I learned about this novel from two different sources: one, it won a big French literary prize–the Prix Goncourt–which helped me to generate a list of 20th century French writing I might want to check out, and two, another novel by Tournier was placed on Le Monde’s top 100 books of all time, which is not limited to French writing and contains some really interesting choices. This novel is a series of different voices, documents, and narratives that tell of “The Ogre,” Abel Tiffauges, who begins the novel in France of 1938 as a school boy in love, but grows physically and metaphorically into a violent ogre of World War II.
The novel is broken into several sections, and the effect of these different sections is to shape the novel one way for the first third, shift in the middle, and provide a strange and uncomfortable balance in the final section.

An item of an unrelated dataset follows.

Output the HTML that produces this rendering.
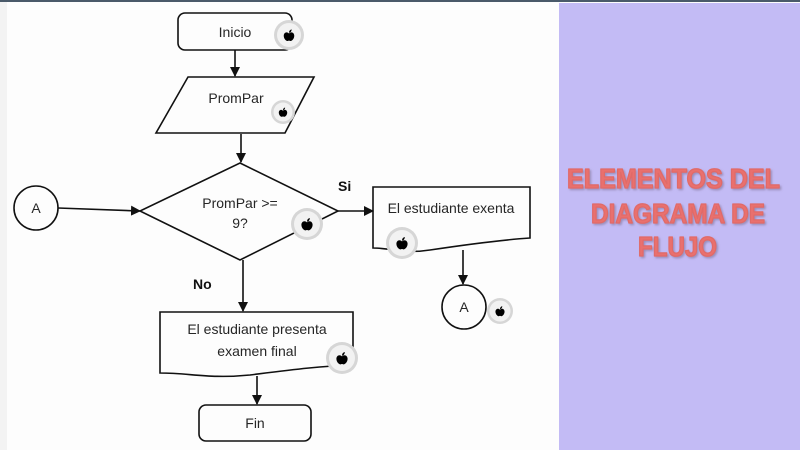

We begin with 130 pages of the “Sinister Writings” of the “Ogre” while he goes from a schoolboy to a child rapist. These section remind me wholly of the strange criminal character in Robert Musil’s The Man without Quality and what we find is that as Abel (The Ogre) slowly begins to create his version of the world in his head, his earnest politics of his youth give way to an apolitical construction of psychopathy to fit his desires. As this section ends, we find Abel arrested and on trial for the rape and murder of children, and in the run-up to the German invasion of France, he is released into the army in order to not waste resources on his trial. From there he is captured and then employed by the invading Nazi force, within which he finds a sense of place in the world. The novel continues from there in a blend of the “Sinister Writings” and a third person narration to close out the novel and the war. The narrative itself is more of a psychological profile than a narrative, though it’s also a narrative, and so don’t go looking for a strong clear plot. Instead, imagine the skeleton of an epic clearly knitted through with a fully realized and deeply disturbing character.